Ah, so I want to ban God from schools and government? No, I want a society where no one is discriminated against because they hold a minority view. I want it to be possible to go through life with any or no belief without being forced to choose between suffering for those beliefs or compromising them. If you think that sounds namby-pamby and politically correct, take a moment to consider how you’d feel if your belief was in the minority, and you were expected to regularly join in worship of a deity you don’t believe in, or adhere to associated religious laws.
Having said that, it does get messy. If religion shouldn’t be favoured or imposed on non-believers, how do you define a religious law? Is it fair to say any restriction on abortion, for example, is motivated by religion? How about divorce? Debt? Is it even possible to prohibit murder without falling foul of the Secularism Police?
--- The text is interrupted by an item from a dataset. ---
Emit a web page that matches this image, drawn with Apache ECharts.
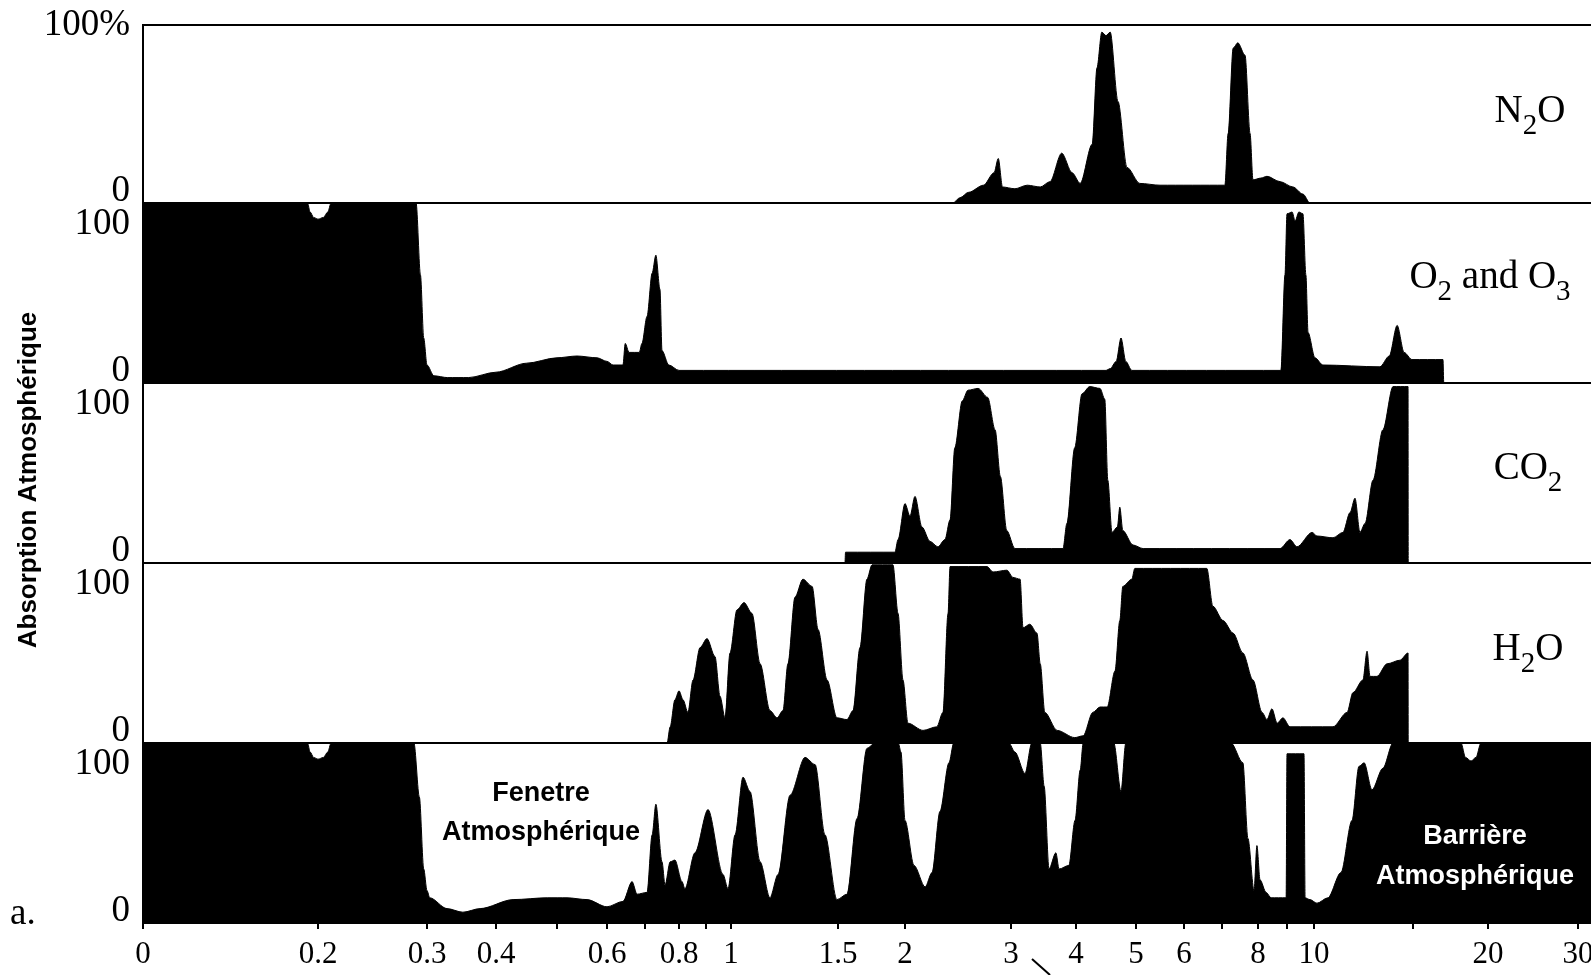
<!DOCTYPE html>
<html>
<head>
<meta charset="utf-8">
<script src="https://cdn.jsdelivr.net/npm/echarts@6/dist/echarts.min.js"></script>
<style>
  html, body { margin: 0; padding: 0; background: #fff; }
  #chart { width: 1591px; height: 975px; }
</style>
</head>
<body>
<div id="chart"></div>
<script>
// axe des longueurs d'onde (µm) dessiné à la main : points d'appui et leur décalage le long de l'axe
const AXIS_WL  = [0, 0.2, 0.3, 0.4, 0.5, 0.6, 0.7, 0.8, 0.9, 1, 1.5, 2, 3, 4, 5, 6, 7, 8, 9, 10, 15, 20, 30];
const AXIS_OFF = [0, 175, 284, 353, 414, 464, 502, 536, 563, 588, 695, 762, 868, 933, 993, 1041, 1079, 1115, 1144, 1171, 1270, 1345, 1435];
const AXIS_END = 1452;

const TICK_LABELS = [0, 0.2, 0.3, 0.4, 0.6, 0.8, 1, 1.5, 2, 3, 4, 5, 6, 8, 10, 20, 30];
const TICK_MINOR  = [0.5, 0.7, 0.9, 7, 9, 15];

// spectres d'absorption [longueur d'onde µm, absorption %]
const N2O = [[0,0],[2.45,0],[2.52,3],[2.6,6],[2.74,10],[2.84,17],[2.88,25],[2.92,9],[3.06,8],[3.25,10],[3.45,9],[3.6,12],
  [3.78,28],[3.94,17],[4.07,11],[4.27,33],[4.35,76],[4.43,96],[4.5,94],[4.57,96],[4.7,57],[4.85,20],[5.08,11],[5.5,10],
  [7.08,10],[7.17,39],[7.31,87],[7.44,90],[7.64,83],[7.78,39],[7.86,13],[8.1,14],[8.31,15],[8.76,12],[9.22,9],[9.59,5],
  [9.85,0],[31.5,0]];

const O2_O3 = [[0,100],[0.188,100],[0.191,95],[0.195,92],[0.2,91],[0.205,92],[0.209,95],[0.212,100],[0.29,100],
  [0.294,60],[0.297,25],[0.3,10],[0.31,4],[0.33,3],[0.36,3],[0.4,6],[0.45,11],[0.5,14],[0.54,15],[0.58,14],[0.6,12],
  [0.616,10],[0.642,10],[0.648,22],[0.658,17],[0.685,17],[0.692,22],[0.706,37],[0.721,61],[0.732,71],[0.744,52],
  [0.75,18],[0.77,10],[0.8,7],[4.5,7],[4.57,8],[4.67,12],[4.75,25],[4.83,12],[4.93,7],[8.79,7],[8.93,60],[9,94],
  [9.19,95],[9.3,90],[9.44,95],[9.59,94],[9.7,60],[9.78,28],[10.05,14],[10.45,10],[13.33,9],[13.8,15],[14.2,32],
  [14.55,17],[14.95,13],[17,13],[17.05,0],[31.5,0]];

const CO2 = [[0,0],[1.552,0],[1.556,6],[1.925,6],[1.948,13],[2,33],[2.047,26],[2.094,37],[2.16,20],[2.236,12],[2.31,9],
  [2.377,13],[2.425,24],[2.47,64],[2.54,90],[2.594,96],[2.69,97],[2.78,92],[2.85,74],[2.9,48],[2.96,18],[3.06,8],
  [3.8,8],[3.86,22],[3.98,64],[4.1,94],[4.23,98],[4.4,97],[4.48,91],[4.53,46],[4.6,17],[4.69,20],[4.73,31],[4.78,18],
  [4.95,10],[5.15,8],[8.76,8],[9.11,13],[9.37,9],[9.93,17],[10.15,15],[10.96,14],[11.46,17],[11.82,28],[12.07,36],
  [12.32,17],[12.58,22],[12.98,46],[13.48,74],[13.99,98],[14.75,98],[14.76,0],[31.5,0]];

const H2O = [[0,0],[0.765,0],[0.774,9],[0.788,24],[0.8,29],[0.815,24],[0.833,17],[0.852,35],[0.878,53],[0.904,58],
  [0.936,48],[0.956,26],[0.976,14],[0.996,50],[1.028,74],[1.061,78],[1.098,72],[1.136,44],[1.182,18],[1.215,14],
  [1.243,18],[1.266,44],[1.299,81],[1.336,91],[1.379,87],[1.407,63],[1.449,35],[1.495,14],[1.567,13],[1.612,18],
  [1.664,53],[1.716,91],[1.754,99],[1.91,99],[1.948,72],[1.985,35],[2.028,11],[2.17,7],[2.3,9],[2.358,17],[2.406,72],
  [2.425,98],[2.774,98],[2.83,95],[2.962,96],[3.03,92],[3.14,91],[3.185,64],[3.29,66],[3.4,61],[3.45,44],[3.52,17],
  [3.71,7],[3.98,3],[4.12,4],[4.28,17],[4.4,20],[4.52,20],[4.65,40],[4.73,68],[4.78,87],[4.93,91],[4.98,97],[6.6,97],
  [6.76,76],[7.03,68],[7.31,61],[7.58,50],[7.86,35],[8.14,17],[8.31,13],[8.48,19],[8.66,11],[8.86,14],[9.11,9],
  [10.96,9],[11.67,17],[11.97,28],[12.47,35],[12.68,51],[12.83,37],[13.18,37],[13.69,44],[14.34,46],[14.75,50],
  [14.76,0],[31.5,0]];

const TOTAL = [[0,100],[0.188,100],[0.191,95],[0.195,92],[0.2,91],[0.205,92],[0.209,95],[0.212,100],[0.288,100],
  [0.293,70],[0.297,30],[0.3,18],[0.304,14],[0.329,8],[0.352,6],[0.377,8],[0.428,13],[0.484,14],[0.52,14],[0.56,13],
  [0.6,9],[0.642,12],[0.666,23],[0.679,16],[0.706,17],[0.721,49],[0.732,66],[0.75,34],[0.759,21],[0.774,34],
  [0.788,35],[0.811,23],[0.822,19],[0.859,39],[0.908,63],[0.968,27],[0.988,19],[1.019,49],[1.056,81],[1.089,73],
  [1.136,34],[1.182,14],[1.22,27],[1.276,71],[1.346,92],[1.393,88],[1.439,49],[1.495,13],[1.567,16],[1.642,58],
  [1.716,97],[1.776,100],[1.95,100],[1.97,95],[2,57],[2.085,32],[2.19,20],[2.255,28],[2.33,62],[2.415,89],[2.46,100],
  [2.98,100],[3.06,95],[3.215,83],[3.32,100],[3.45,100],[3.51,76],[3.585,30],[3.69,39],[3.74,30],[3.89,32],
  [3.985,57],[4.07,85],[4.12,100],[4.63,100],[4.75,73],[4.83,100],[7.25,100],[7.58,89],[7.72,47],[7.89,18],[7.97,43],
  [8.07,24],[8.28,17],[8.45,14],[8.97,14],[9,94],[9.63,94],[9.67,14],[9.85,13],[10.15,11],[10.7,14],[11.36,28],
  [11.92,57],[12.27,87],[12.53,89],[12.93,74],[13.48,86],[13.99,100],[18.2,100],[18.5,92],[18.87,90],[19.2,92],
  [19.53,100],[31.5,100]];

const PANELS = [N2O, O2_O3, CO2, H2O, TOTAL];
const PANEL_TOP = [25, 203, 383, 563, 743];
const PANEL_H = [178, 180, 180, 180, 180];

const SERIF = "'Liberation Serif', 'Times New Roman', serif";
const NARROW = "'Liberation Sans Narrow', 'Liberation Sans', Arial, sans-serif";

// position le long de l'axe pour une longueur d'onde (interpolation par morceaux)
function pos(w) {
  const n = AXIS_WL.length;
  for (let i = 1; i < n; i++) {
    if (w <= AXIS_WL[i]) {
      const t = (w - AXIS_WL[i - 1]) / (AXIS_WL[i] - AXIS_WL[i - 1]);
      return AXIS_OFF[i - 1] + t * (AXIS_OFF[i] - AXIS_OFF[i - 1]);
    }
  }
  const t = (w - AXIS_WL[n - 2]) / (AXIS_WL[n - 1] - AXIS_WL[n - 2]);
  return AXIS_OFF[n - 2] + t * (AXIS_OFF[n - 1] - AXIS_OFF[n - 2]);
}

const labelAt = {};
TICK_LABELS.forEach(w => { labelAt[pos(w).toFixed(2)] = String(w); });

const chart = echarts.init(document.getElementById('chart'));

const yRich = {
  top: { fontFamily: SERIF, fontSize: 37, color: '#000' },
  hi: { fontFamily: SERIF, fontSize: 37, color: '#000', padding: [42, 0, 0, 0] },
  lo: { fontFamily: SERIF, fontSize: 37, color: '#000', padding: [0, 0, 24, 0] }
};

const molRich = {
  n: { fontFamily: SERIF, fontSize: 39, lineHeight: 38, color: '#000', verticalAlign: 'top' },
  s: { fontFamily: SERIF, fontSize: 29, lineHeight: 29, color: '#000', verticalAlign: 'top', padding: [20, 0, 0, 0] }
};

function molLabel(text, x, y) {
  return {
    type: 'text', x: x, y: y, silent: true,
    style: { text: text, rich: molRich, align: 'center', verticalAlign: 'top' }
  };
}

const option = {
  animation: false,
  grid: PANELS.map((d, i) => ({
    left: 143, right: -4, top: PANEL_TOP[i], height: PANEL_H[i],
    show: true, borderColor: '#000', borderWidth: 2,
    outerBoundsMode: 'none'
  })),
  xAxis: PANELS.map((d, i) => i < 4 ? {
    gridIndex: i, type: 'value', min: 0, max: AXIS_END, show: false
  } : {
    gridIndex: i, type: 'value', min: 0, max: AXIS_END,
    axisLine: { show: false },
    splitLine: { show: false },
    axisTick: {
      show: true, length: 6,
      customValues: TICK_LABELS.concat(TICK_MINOR).map(pos),
      lineStyle: { color: '#000', width: 2 }
    },
    axisLabel: {
      show: true, margin: 16,
      customValues: TICK_LABELS.map(pos),
      formatter: v => labelAt[v.toFixed(2)] || '',
      fontFamily: SERIF, fontSize: 31, color: '#000'
    }
  }),
  yAxis: PANELS.map((d, i) => ({
    gridIndex: i, type: 'value', min: 0, max: 100, interval: 100,
    axisLine: { show: false }, axisTick: { show: false }, splitLine: { show: false },
    name: i === 2 ? 'Absorption Atmosphérique' : '',
    nameLocation: 'middle', nameGap: 101, nameRotate: 90,
    nameTextStyle: { fontFamily: NARROW, fontWeight: 'bold', fontSize: 26, color: '#000', padding: [0, 14, 0, 0] },
    axisLabel: {
      margin: 13,
      formatter: v => v === 100 ? (i === 0 ? '{top|100%}' : '{hi|100}') : '{lo|0}',
      rich: yRich
    }
  })),
  series: PANELS.map((d, i) => ({
    type: 'line', xAxisIndex: i, yAxisIndex: i,
    data: d.map(p => [pos(p[0]), p[1]]),
    symbol: 'none', smooth: 0.3, smoothMonotone: 'x', silent: true,
    lineStyle: { color: '#000', width: 1 },
    areaStyle: { color: '#000', opacity: 1 }
  })),
  graphic: [
    molLabel('{n|N}{s|2}{n|O}', 1530, 92),
    molLabel('{n|O}{s|2}{n| and O}{s|3}', 1490, 258),
    molLabel('{n|CO}{s|2}', 1528, 449),
    molLabel('{n|H}{s|2}{n|O}', 1528, 630),
    {
      type: 'text', x: 541, y: 813, silent: true,
      style: { text: 'Fenetre\nAtmosphérique', fontFamily: NARROW, fontWeight: 'bold', fontSize: 27,
        lineHeight: 39, fill: '#000', align: 'center', verticalAlign: 'middle' }
    },
    {
      type: 'text', x: 1475, y: 857, z: 10, silent: true,
      style: { text: 'Barrière\nAtmosphérique', fontFamily: NARROW, fontWeight: 'bold', fontSize: 27,
        lineHeight: 40, fill: '#fff', align: 'center', verticalAlign: 'middle' }
    },
    {
      type: 'text', x: 10, y: 914, silent: true,
      style: { text: 'a.', fontFamily: SERIF, fontSize: 37, fill: '#000', align: 'left', verticalAlign: 'middle' }
    },
    {
      type: 'line', silent: true,
      shape: { x1: 1032, y1: 959, x2: 1050, y2: 975 },
      style: { stroke: '#000', lineWidth: 2 }
    }
  ]
};

chart.setOption(option);
</script>
</body>
</html>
Honestly, I don’t have any simple answers, although I’m pretty sure we can all agree that murder is undesirable. The best I can suggest is to judge each case on its own merits. At the very least, there should be good secular arguments in favour of a law, not just “God says so”.
Personally (others may disagree), I’m content for religious bodies to be given tax breaks and positions in the House of Lords, provided that their recognition isn’t based simply on their religion, but is available to groups of all religions and none which meet the same criteria. So there would need to be specific non-religious reasons for this recognition, and it would need to be possible and reasonable for the same advantages to be won by other groups, regardless of their religious beliefs or lack of them. The state shouldn’t be supporting religion for the sake of religion.
So where does that leave us? We have an ideal and a basic structure of how to apply it. It may not be perfect or watertight, but it’s much more inclusive and tolerant of minority beliefs than the current situation, and that’s surely a good thing.